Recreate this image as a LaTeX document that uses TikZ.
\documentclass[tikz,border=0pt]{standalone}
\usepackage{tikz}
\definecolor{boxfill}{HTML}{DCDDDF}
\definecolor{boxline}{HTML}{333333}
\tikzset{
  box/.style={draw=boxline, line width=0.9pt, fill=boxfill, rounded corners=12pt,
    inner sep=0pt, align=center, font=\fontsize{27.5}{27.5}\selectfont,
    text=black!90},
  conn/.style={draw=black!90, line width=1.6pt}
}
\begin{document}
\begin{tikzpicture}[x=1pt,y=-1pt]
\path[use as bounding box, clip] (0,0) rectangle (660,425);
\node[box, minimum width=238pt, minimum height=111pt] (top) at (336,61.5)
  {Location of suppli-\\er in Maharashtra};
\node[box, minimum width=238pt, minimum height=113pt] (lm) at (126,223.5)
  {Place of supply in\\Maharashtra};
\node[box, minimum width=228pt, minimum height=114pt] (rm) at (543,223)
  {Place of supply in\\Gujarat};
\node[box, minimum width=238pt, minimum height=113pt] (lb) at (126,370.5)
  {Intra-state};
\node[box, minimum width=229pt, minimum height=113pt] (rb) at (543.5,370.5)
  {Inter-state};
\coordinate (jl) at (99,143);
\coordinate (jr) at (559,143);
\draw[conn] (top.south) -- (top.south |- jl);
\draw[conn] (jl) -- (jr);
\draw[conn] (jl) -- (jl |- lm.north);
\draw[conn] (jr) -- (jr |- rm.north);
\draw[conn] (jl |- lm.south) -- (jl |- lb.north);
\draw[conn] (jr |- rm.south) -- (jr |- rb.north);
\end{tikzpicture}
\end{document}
+ + + + + + +
### What is being asked
Go through the material above line by line and copy it exactly.

### Result for this exercise
Recreate this image as a LaTeX document that uses TikZ.
\documentclass[tikz,border=0pt]{standalone}
\usepackage{tikz}
\definecolor{boxfill}{HTML}{DCDDDF}
\definecolor{boxline}{HTML}{333333}
\tikzset{
  box/.style={draw=boxline, line width=0.9pt, fill=boxfill, rounded corners=12pt,
    inner sep=0pt, align=center, font=\fontsize{27.5}{27.5}\selectfont,
    text=black!90},
  conn/.style={draw=black!90, line width=1.6pt}
}
\begin{document}
\begin{tikzpicture}[x=1pt,y=-1pt]
\path[use as bounding box, clip] (0,0) rectangle (660,425);
\node[box, minimum width=238pt, minimum height=111pt] (top) at (336,61.5)
  {Location of suppli-\\er in Maharashtra};
\node[box, minimum width=238pt, minimum height=113pt] (lm) at (126,223.5)
  {Place of supply in\\Maharashtra};
\node[box, minimum width=228pt, minimum height=114pt] (rm) at (543,223)
  {Place of supply in\\Gujarat};
\node[box, minimum width=238pt, minimum height=113pt] (lb) at (126,370.5)
  {Intra-state};
\node[box, minimum width=229pt, minimum height=113pt] (rb) at (543.5,370.5)
  {Inter-state};
\coordinate (jl) at (99,143);
\coordinate (jr) at (559,143);
\draw[conn] (top.south) -- (top.south |- jl);
\draw[conn] (jl) -- (jr);
\draw[conn] (jl) -- (jl |- lm.north);
\draw[conn] (jr) -- (jr |- rm.north);
\draw[conn] (jl |- lm.south) -- (jl |- lb.north);
\draw[conn] (jr |- rm.south) -- (jr |- rb.north);
\end{tikzpicture}
\end{document}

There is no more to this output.